#### Dataset content
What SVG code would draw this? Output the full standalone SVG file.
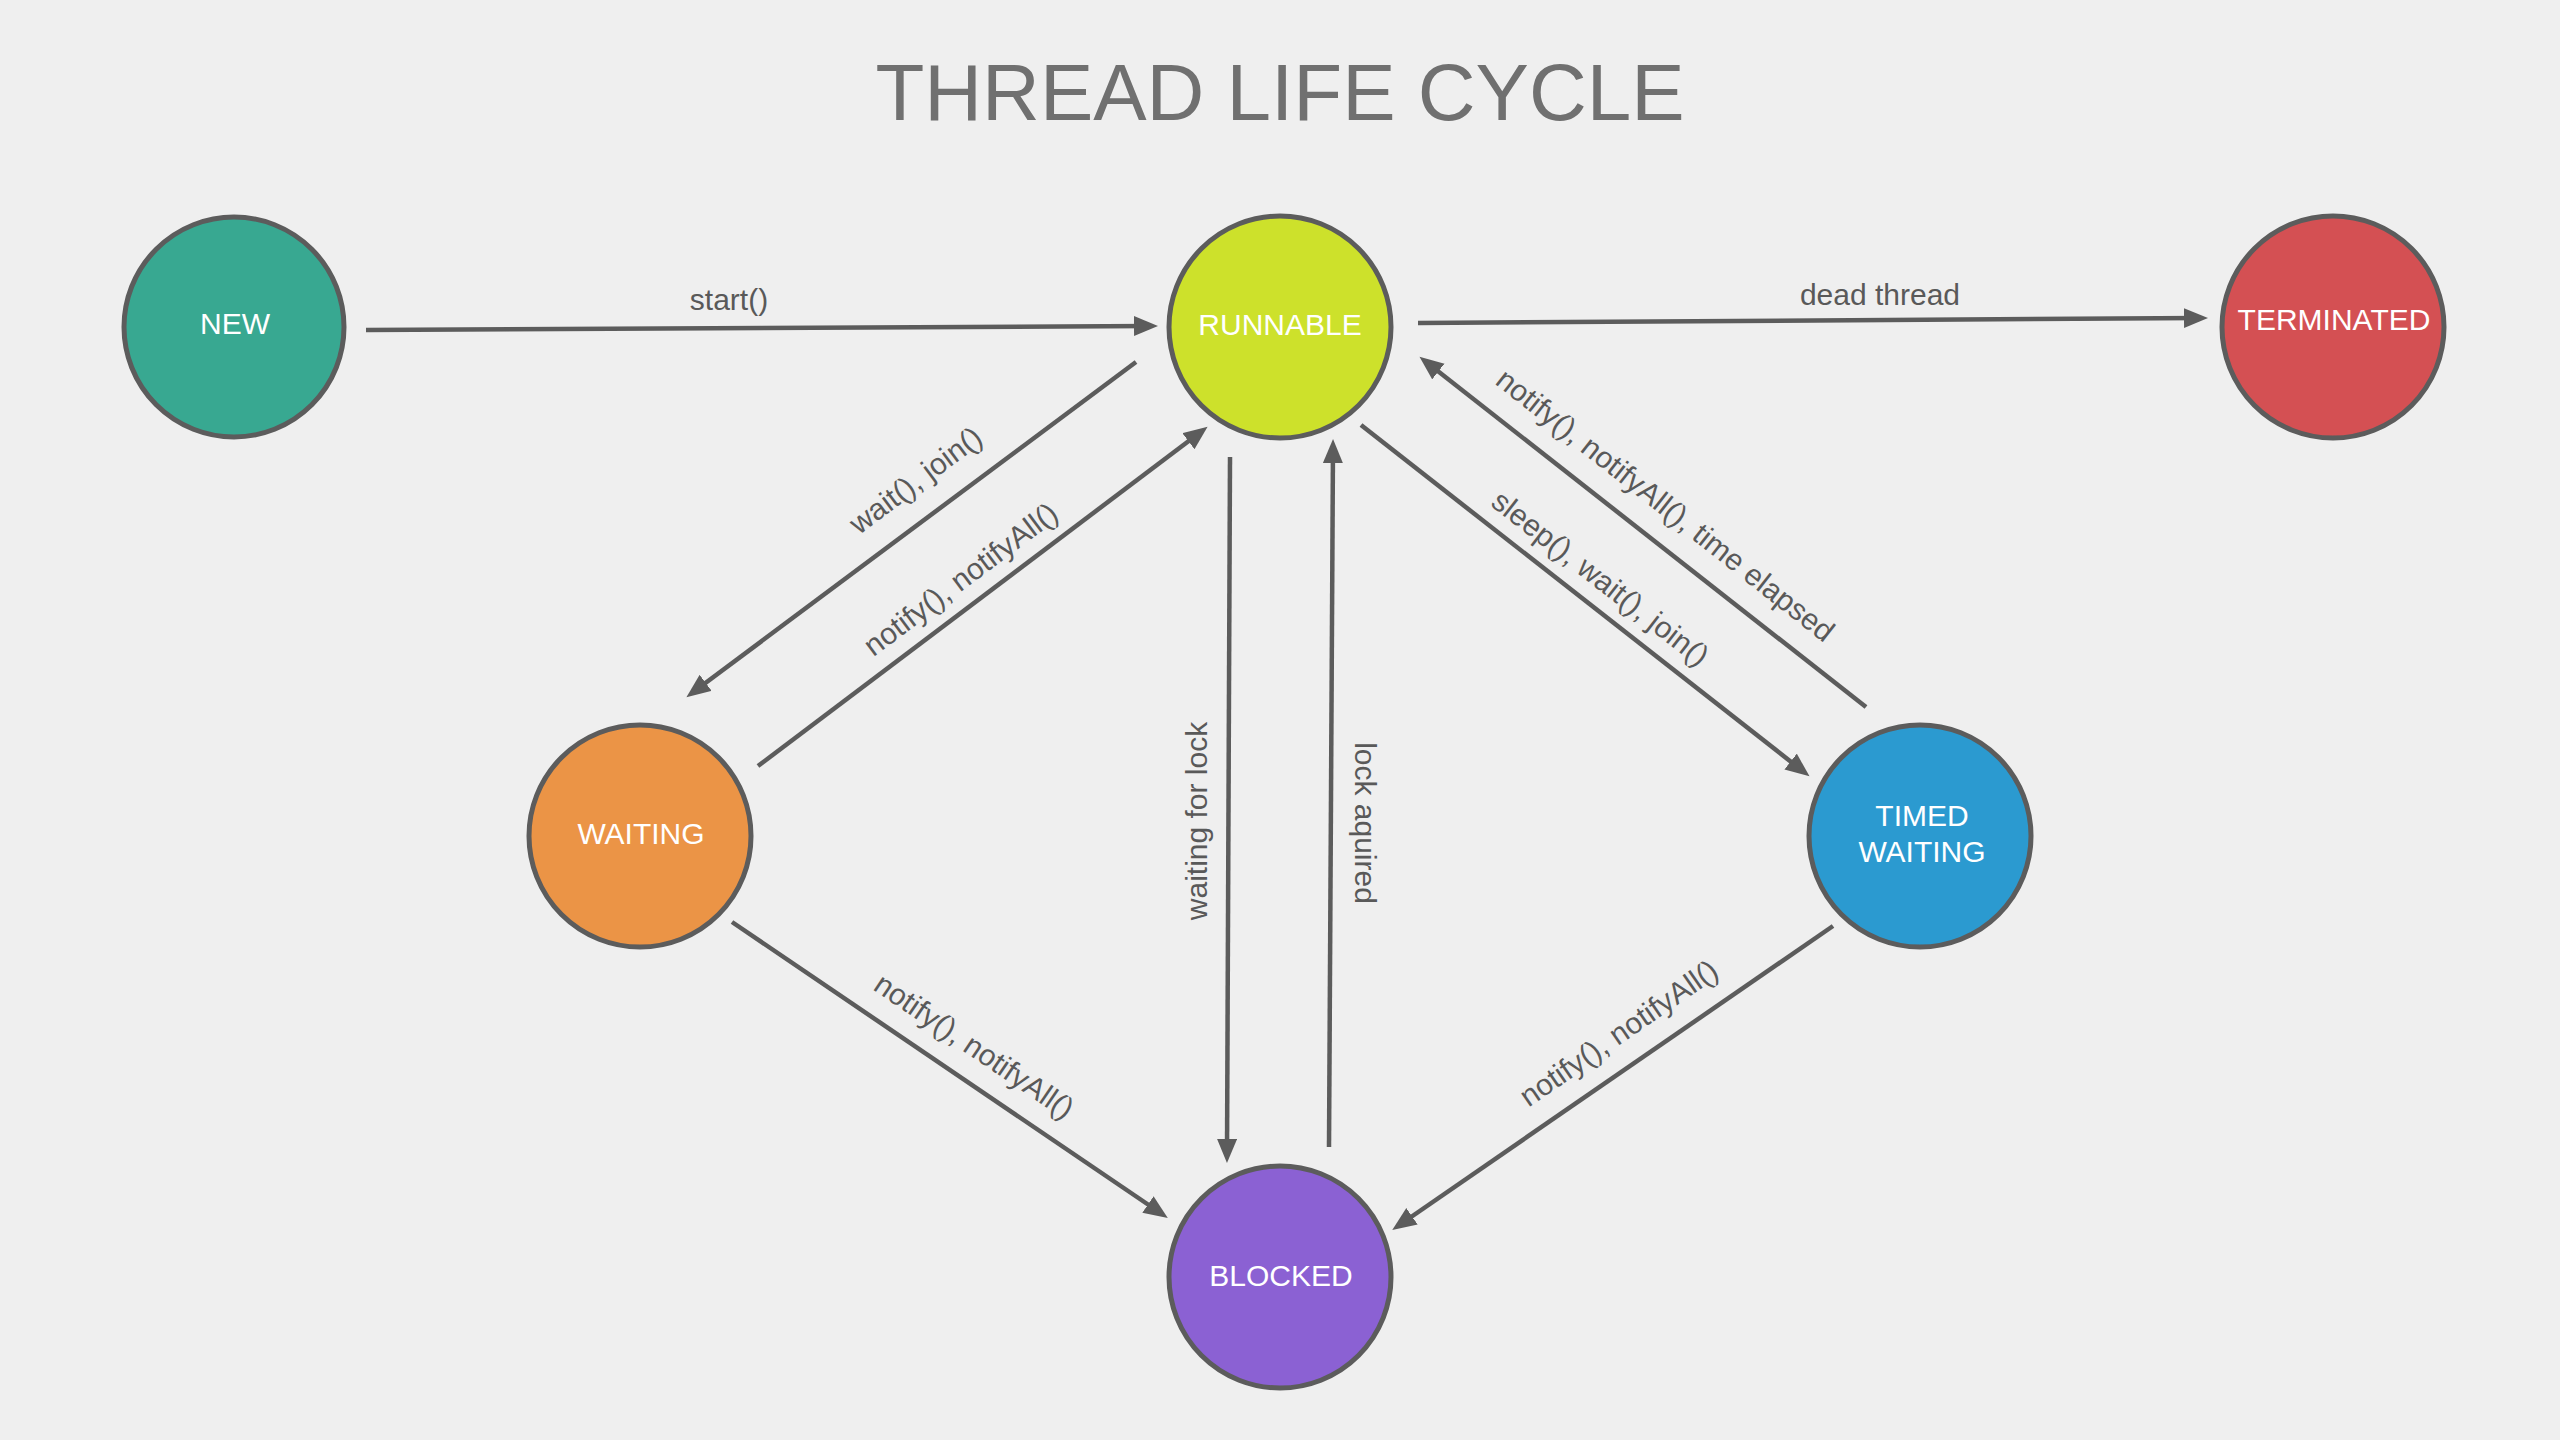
<svg xmlns="http://www.w3.org/2000/svg" width="2560" height="1440" viewBox="0 0 2560 1440">
<defs>
<marker id="arrow" markerUnits="userSpaceOnUse" markerWidth="26" markerHeight="22" refX="17" refY="10" orient="auto">
<path d="M0,0 L24,10 L0,20 z" fill="#5c5c5c"/>
</marker>
<style>
.node{stroke:#5c5c5c;stroke-width:5}
.nlabel{font-family:"Liberation Sans",Arial,sans-serif;font-size:30px;fill:#ffffff;text-anchor:middle}
.edge{stroke:#5c5c5c;stroke-width:4.5;fill:none;marker-end:url(#arrow)}
.elabel{font-family:"Liberation Sans",Arial,sans-serif;font-size:30px;fill:#595959;text-anchor:middle}
.title{font-family:"Liberation Sans",Arial,sans-serif;font-size:80px;fill:#707070;text-anchor:middle}
</style>
</defs>
<rect width="2560" height="1440" fill="#efefef"/>
<text class="title" x="1280" y="120">THREAD LIFE CYCLE</text>

<g id="connectors">
<path class="edge" d="M366,330 L1151,326"/>
<path class="edge" d="M1418,323 L2201,318"/>
<path class="edge" d="M1136,362 L692,693"/>
<path class="edge" d="M758,766 L1202,431"/>
<path class="edge" d="M1230,457 L1227,1156"/>
<path class="edge" d="M1329,1147 L1333,446"/>
<path class="edge" d="M1361,425 L1804,772"/>
<path class="edge" d="M1866,707 L1425,361"/>
<path class="edge" d="M732,922 L1162,1214"/>
<path class="edge" d="M1833,926 L1398,1226"/>
<text class="elabel" x="729" y="310">start()</text>
<text class="elabel" x="1880" y="305">dead thread</text>
<text class="elabel" transform="translate(917,482) rotate(-36.7)" x="0" y="8">wait(), join()</text>
<text class="elabel" transform="translate(962,581) rotate(-36.8)" x="0" y="8">notify(), notifyAll()</text>
<text class="elabel" transform="translate(1207,821) rotate(-90)" x="0" y="0">waiting for lock</text>
<text class="elabel" transform="translate(1355,823) rotate(90)" x="0" y="0">lock aquired</text>
<text class="elabel" transform="translate(1599,580) rotate(37.8)" x="0" y="8">sleep(), wait(), join()</text>
<text class="elabel" transform="translate(1664,507) rotate(38.2)" x="0" y="8">notify(), notifyAll(), time elapsed</text>
<text class="elabel" transform="translate(973,1048) rotate(34.2)" x="0" y="8">notify(), notifyAll()</text>
<text class="elabel" transform="translate(1620,1035) rotate(-34.6)" x="0" y="8">notify(), notifyAll()</text>
</g>

<g id="node-new">
<circle class="node" cx="234" cy="327" r="110" fill="#38a891"/>
<text class="nlabel" x="235" y="334">NEW</text>
</g>
<g id="node-runnable">
<circle class="node" cx="1280" cy="327" r="111" fill="#cde12b"/>
<text class="nlabel" x="1280" y="335">RUNNABLE</text>
</g>
<g id="node-terminated">
<circle class="node" cx="2333" cy="327" r="111" fill="#d45053"/>
<text class="nlabel" x="2334" y="330">TERMINATED</text>
</g>
<g id="node-waiting">
<circle class="node" cx="640" cy="836" r="111" fill="#eb9446"/>
<text class="nlabel" x="641" y="844">WAITING</text>
</g>
<g id="node-timed-waiting">
<circle class="node" cx="1920" cy="836" r="111" fill="#2b9ad0"/>
<text class="nlabel" x="1922" y="826">TIMED</text>
<text class="nlabel" x="1922" y="862">WAITING</text>
</g>
<g id="node-blocked">
<circle class="node" cx="1280" cy="1277" r="111" fill="#8b61d3"/>
<text class="nlabel" x="1281" y="1286">BLOCKED</text>
</g>
</svg>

#### Written problem
The listing above needs to be output again exactly. Don't include the pictures.

#### Response to the exercise
What SVG code would draw this? Output the full standalone SVG file.
<svg xmlns="http://www.w3.org/2000/svg" width="2560" height="1440" viewBox="0 0 2560 1440">
<defs>
<marker id="arrow" markerUnits="userSpaceOnUse" markerWidth="26" markerHeight="22" refX="17" refY="10" orient="auto">
<path d="M0,0 L24,10 L0,20 z" fill="#5c5c5c"/>
</marker>
<style>
.node{stroke:#5c5c5c;stroke-width:5}
.nlabel{font-family:"Liberation Sans",Arial,sans-serif;font-size:30px;fill:#ffffff;text-anchor:middle}
.edge{stroke:#5c5c5c;stroke-width:4.5;fill:none;marker-end:url(#arrow)}
.elabel{font-family:"Liberation Sans",Arial,sans-serif;font-size:30px;fill:#595959;text-anchor:middle}
.title{font-family:"Liberation Sans",Arial,sans-serif;font-size:80px;fill:#707070;text-anchor:middle}
</style>
</defs>
<rect width="2560" height="1440" fill="#efefef"/>
<text class="title" x="1280" y="120">THREAD LIFE CYCLE</text>

<g id="connectors">
<path class="edge" d="M366,330 L1151,326"/>
<path class="edge" d="M1418,323 L2201,318"/>
<path class="edge" d="M1136,362 L692,693"/>
<path class="edge" d="M758,766 L1202,431"/>
<path class="edge" d="M1230,457 L1227,1156"/>
<path class="edge" d="M1329,1147 L1333,446"/>
<path class="edge" d="M1361,425 L1804,772"/>
<path class="edge" d="M1866,707 L1425,361"/>
<path class="edge" d="M732,922 L1162,1214"/>
<path class="edge" d="M1833,926 L1398,1226"/>
<text class="elabel" x="729" y="310">start()</text>
<text class="elabel" x="1880" y="305">dead thread</text>
<text class="elabel" transform="translate(917,482) rotate(-36.7)" x="0" y="8">wait(), join()</text>
<text class="elabel" transform="translate(962,581) rotate(-36.8)" x="0" y="8">notify(), notifyAll()</text>
<text class="elabel" transform="translate(1207,821) rotate(-90)" x="0" y="0">waiting for lock</text>
<text class="elabel" transform="translate(1355,823) rotate(90)" x="0" y="0">lock aquired</text>
<text class="elabel" transform="translate(1599,580) rotate(37.8)" x="0" y="8">sleep(), wait(), join()</text>
<text class="elabel" transform="translate(1664,507) rotate(38.2)" x="0" y="8">notify(), notifyAll(), time elapsed</text>
<text class="elabel" transform="translate(973,1048) rotate(34.2)" x="0" y="8">notify(), notifyAll()</text>
<text class="elabel" transform="translate(1620,1035) rotate(-34.6)" x="0" y="8">notify(), notifyAll()</text>
</g>

<g id="node-new">
<circle class="node" cx="234" cy="327" r="110" fill="#38a891"/>
<text class="nlabel" x="235" y="334">NEW</text>
</g>
<g id="node-runnable">
<circle class="node" cx="1280" cy="327" r="111" fill="#cde12b"/>
<text class="nlabel" x="1280" y="335">RUNNABLE</text>
</g>
<g id="node-terminated">
<circle class="node" cx="2333" cy="327" r="111" fill="#d45053"/>
<text class="nlabel" x="2334" y="330">TERMINATED</text>
</g>
<g id="node-waiting">
<circle class="node" cx="640" cy="836" r="111" fill="#eb9446"/>
<text class="nlabel" x="641" y="844">WAITING</text>
</g>
<g id="node-timed-waiting">
<circle class="node" cx="1920" cy="836" r="111" fill="#2b9ad0"/>
<text class="nlabel" x="1922" y="826">TIMED</text>
<text class="nlabel" x="1922" y="862">WAITING</text>
</g>
<g id="node-blocked">
<circle class="node" cx="1280" cy="1277" r="111" fill="#8b61d3"/>
<text class="nlabel" x="1281" y="1286">BLOCKED</text>
</g>
</svg>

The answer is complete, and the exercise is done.